Mark Pilant wrote:
Hi Andy.
Finally, I notice there is one area of memory, defined at 0x70000000, which has a TLB but does not appear to have any real memory to back it up. (This address is associated with the CFG_INIT_RAM_ADDR defined symbol.)
This is just the initial area to store stuff before RAM is actually set up. It has to be somewhere with nothing behind it so it will just stay in the cache. Most 85xx systems use 0xe4010000. However, once RAM is set up, this address loses its meaning
OK. That sounds reasonable, although I haven't run across this before.
I am hoping someone might be able to point out if I am missing something (subtle or obvious :-).

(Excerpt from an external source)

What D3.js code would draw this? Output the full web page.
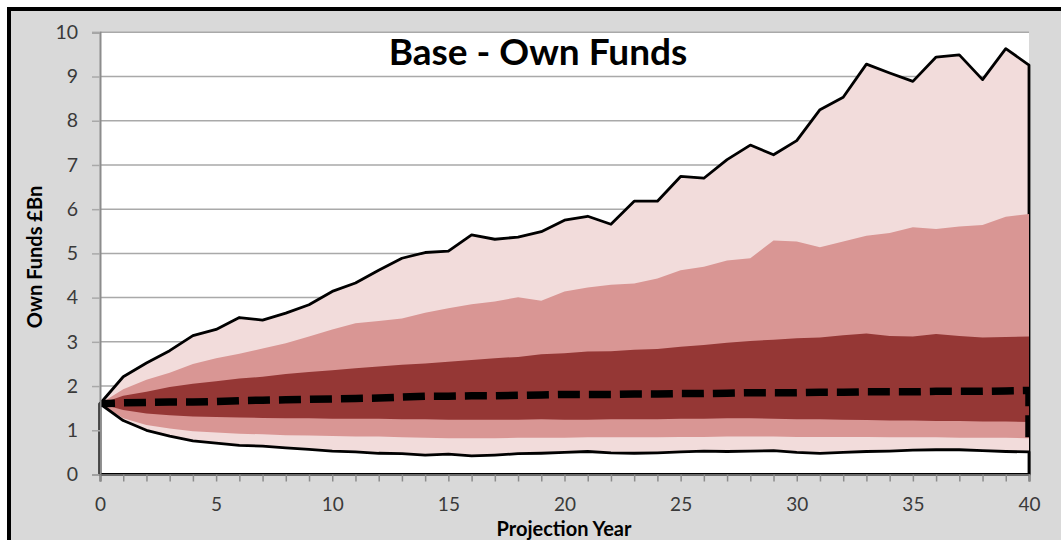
<!DOCTYPE html>
<html>
<head>
<meta charset="utf-8">
<script src="https://cdn.jsdelivr.net/npm/d3@7"></script>
<style>
  html, body { margin: 0; padding: 0; background: #ffffff; }
  svg { display: block; }
</style>
</head>
<body>
<svg id="chart" width="1061" height="540"></svg>
<script>
// ---------- DATA ----------
const years = d3.range(0, 41);
const yTicks = [0, 1, 2, 3, 4, 5, 6, 7, 8, 9, 10];
const xLabelYears = [0, 5, 10, 15, 20, 25, 30, 35, 40];

const maxVals = [1.6, 2.21, 2.52, 2.80, 3.14, 3.28, 3.55, 3.49, 3.65, 3.84, 4.14, 4.33, 4.62, 4.89, 5.02, 5.05, 5.42, 5.32, 5.37, 5.49, 5.75, 5.84, 5.66, 6.18, 6.18, 6.74, 6.70, 7.12, 7.45, 7.23, 7.55, 8.25, 8.53, 9.28, 9.08, 8.89, 9.44, 9.49, 8.93, 9.63, 9.26];
const p95 = [1.6, 1.93, 2.14, 2.30, 2.50, 2.63, 2.73, 2.85, 2.97, 3.12, 3.28, 3.42, 3.47, 3.53, 3.66, 3.76, 3.85, 3.91, 4.01, 3.93, 4.14, 4.23, 4.29, 4.32, 4.43, 4.62, 4.70, 4.84, 4.89, 5.29, 5.27, 5.14, 5.27, 5.40, 5.46, 5.59, 5.55, 5.61, 5.64, 5.83, 5.89];
const p75 = [1.6, 1.78, 1.87, 1.98, 2.05, 2.11, 2.17, 2.21, 2.27, 2.32, 2.36, 2.40, 2.44, 2.48, 2.51, 2.55, 2.59, 2.63, 2.66, 2.72, 2.74, 2.78, 2.79, 2.82, 2.84, 2.89, 2.93, 2.98, 3.02, 3.05, 3.08, 3.10, 3.15, 3.19, 3.13, 3.12, 3.18, 3.13, 3.10, 3.11, 3.12];
const median = [1.6, 1.62, 1.63, 1.64, 1.64, 1.65, 1.67, 1.68, 1.69, 1.70, 1.71, 1.72, 1.73, 1.75, 1.77, 1.77, 1.78, 1.78, 1.79, 1.80, 1.81, 1.81, 1.81, 1.82, 1.82, 1.83, 1.83, 1.84, 1.85, 1.85, 1.85, 1.86, 1.86, 1.87, 1.87, 1.87, 1.88, 1.88, 1.88, 1.89, 1.90];
const p25 = [1.6, 1.46, 1.38, 1.34, 1.31, 1.30, 1.29, 1.28, 1.27, 1.27, 1.26, 1.26, 1.26, 1.25, 1.25, 1.24, 1.24, 1.24, 1.24, 1.25, 1.24, 1.24, 1.25, 1.25, 1.25, 1.26, 1.26, 1.27, 1.27, 1.26, 1.25, 1.25, 1.24, 1.23, 1.22, 1.22, 1.21, 1.21, 1.20, 1.20, 1.19];
const p5 = [1.6, 1.27, 1.12, 1.04, 0.98, 0.95, 0.92, 0.91, 0.89, 0.88, 0.87, 0.86, 0.86, 0.84, 0.83, 0.82, 0.82, 0.82, 0.83, 0.83, 0.83, 0.84, 0.84, 0.84, 0.84, 0.85, 0.85, 0.86, 0.86, 0.86, 0.85, 0.85, 0.85, 0.85, 0.84, 0.84, 0.84, 0.83, 0.83, 0.83, 0.82];
const minVals = [1.6, 1.22, 1.00, 0.87, 0.76, 0.71, 0.66, 0.64, 0.60, 0.57, 0.53, 0.51, 0.48, 0.47, 0.44, 0.46, 0.42, 0.44, 0.47, 0.48, 0.50, 0.52, 0.49, 0.48, 0.49, 0.51, 0.53, 0.52, 0.53, 0.54, 0.50, 0.48, 0.50, 0.52, 0.53, 0.55, 0.56, 0.56, 0.54, 0.52, 0.51];

const titleText = "Base - Own Funds";
const yTitle = "Own Funds £Bn";
const xTitle = "Projection Year";

// ---------- LAYOUT ----------
const W = 1061, H = 540;
const plot = { left: 100, right: 1029, top: 32.3, bottom: 474.5 };
const FONT = "Lato, 'Open Sans', 'DejaVu Sans', sans-serif";
const C = { light: "#f2dcdb", mid: "#d99694", dark: "#953735" };

const svg = d3.select("#chart");

// outer chart frame
svg.append("rect").attr("x", 9).attr("y", 9).attr("width", W).attr("height", H)
  .attr("fill", "#d9d9d9").attr("stroke", "#000").attr("stroke-width", 4);

const x = d3.scaleLinear().domain([0, 40]).range([plot.left, plot.right]);
const y = d3.scaleLinear().domain([0, 10]).range([plot.bottom, plot.top]);

// plot area
svg.append("rect").attr("x", plot.left).attr("y", plot.top)
  .attr("width", plot.right - plot.left).attr("height", plot.bottom - plot.top)
  .attr("fill", "#fff");

// gridlines
svg.append("g").selectAll("line").data(yTicks.filter(d => d > 0)).join("line")
  .attr("x1", plot.left).attr("x2", plot.right)
  .attr("y1", d => y(d)).attr("y2", d => y(d))
  .attr("stroke", "#a9a9a9").attr("stroke-width", 1.5);

svg.append("defs").append("clipPath").attr("id", "clipPlot")
  .append("rect").attr("x", plot.left).attr("y", plot.top - 5)
  .attr("width", plot.right - plot.left).attr("height", plot.bottom - plot.top + 5);

const area = d3.area().x((d, i) => x(years[i])).y0(y(0)).y1(d => y(d));

const layers = svg.append("g");
function band(vals, fill, stroke) {
  layers.append("path").datum(vals).attr("d", area)
    .attr("fill", fill)
    .attr("stroke", stroke || "none")
    .attr("stroke-width", stroke ? 2.8 : 0)
    .attr("stroke-linejoin", "round");
}
band(maxVals, C.light, "#000");
band(p95, C.mid);
band(p75, C.dark);
band(p25, C.mid);

// median dashed line (series outline drops to baseline at the final year)
const medPts = median.map((v, i) => [x(years[i]), y(v)]);
medPts.push([x(years[years.length - 1]), y(0)]);
layers.append("path").attr("d", d3.line()(medPts))
  .attr("clip-path", "url(#clipPlot)")
  .attr("fill", "none").attr("stroke", "#000").attr("stroke-width", 7.5)
  .attr("stroke-dasharray", "22,9").attr("stroke-dashoffset", 7);

band(p5, C.light);
band(minVals, "#fff", "#000");

// y axis
const yAxis = svg.append("g").attr("transform", `translate(${plot.left},0)`)
  .call(d3.axisLeft(y).tickValues(yTicks).tickSize(8).tickPadding(14).tickFormat(d3.format("d")));
yAxis.select(".domain").attr("stroke", "#8c8c8c").attr("stroke-width", 2);
yAxis.selectAll(".tick line").attr("stroke", "#a9a9a9").attr("stroke-width", 1.5);
yAxis.selectAll("text").attr("font-family", FONT).attr("font-size", 19.5).attr("fill", "#3a3a3a");

// x axis
const xAxis = svg.append("g").attr("transform", `translate(0,${plot.bottom})`)
  .call(d3.axisBottom(x).tickValues(years).tickSize(7)
    .tickFormat(d => xLabelYears.includes(d) ? String(d) : ""));
xAxis.select(".domain").attr("stroke", "#6a6a6a").attr("stroke-width", 2.2);
xAxis.selectAll(".tick line").attr("stroke", "#8c8c8c").attr("stroke-width", 1.5);
xAxis.selectAll("text").attr("font-family", FONT).attr("font-size", 19).attr("fill", "#3a3a3a")
  .attr("dy", null).attr("y", 36.5);

// titles
svg.append("text").attr("x", 538).attr("y", 65).attr("text-anchor", "middle")
  .attr("font-family", FONT).attr("font-weight", 700).attr("font-size", 37)
  .attr("fill", "#000").text(titleText);

svg.append("text").attr("transform", "translate(42,257) rotate(-90)")
  .attr("text-anchor", "middle").attr("font-family", FONT).attr("font-weight", 700)
  .attr("font-size", 20).attr("fill", "#000").text(yTitle);

svg.append("text").attr("x", 564).attr("y", 535.5).attr("text-anchor", "middle")
  .attr("font-family", FONT).attr("font-weight", 700).attr("font-size", 20)
  .attr("fill", "#000").text(xTitle);
</script>
</body>
</html>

I had thought this might be the source of the CPM SCC problem I am having, but so far it does not seem to be the case.
I don't recall seeing the email about your problem. Could you redescribe it?
Simply put, I'm trying to get U-Boot 1.2.0 compiled and running on a Wind River SBC8560 board we have. From what I saw of the '8560 support in general and the SBC8560 in particular, I thought it would be relatively simple.
After setting up the ELDK on a Fedora Core 6 system I have, I was able to make a couple of changes to sbc8560.h (mostly to use SCC1 for the console) and build an image.
Loading the image into flash (using WR visionCLICK) everything goes along fine until the code attempts to initialize the CPM SCC Tx & Tx. After writing the appropriate value to the proper location, the code hangs waiting for the command to complete.
In reality, what appears to be happening is the code is reading one value (0x00810000) from the CPM CPCR (0xff7919c0) and if I dump that location using visionCLICK I see a different value (0x00800000). The difference being the code sees the busy FLG and dumping the location has it clear; indicating it is no longer busy.
This feels a lot like a caching issue, but from everything I can see, the TLB is set up with the cache inhibited, so everything should be read/written through to memory.
Another possibility is that the register is missing the "volatile" qualifier and thus the compiler is not re-reading the register every time around the loop. If this is a possiblility, disassemble the routine and see what the compiler actually produced.
I have been trying for about the past two weeks to sort this out and get U-Boot up. I'm not worried about the Linux kernel right now :-)
- Mark
Good luck, gvb
Due to idiotic lawyer wanabes, in one second this email will self-destr%^*-.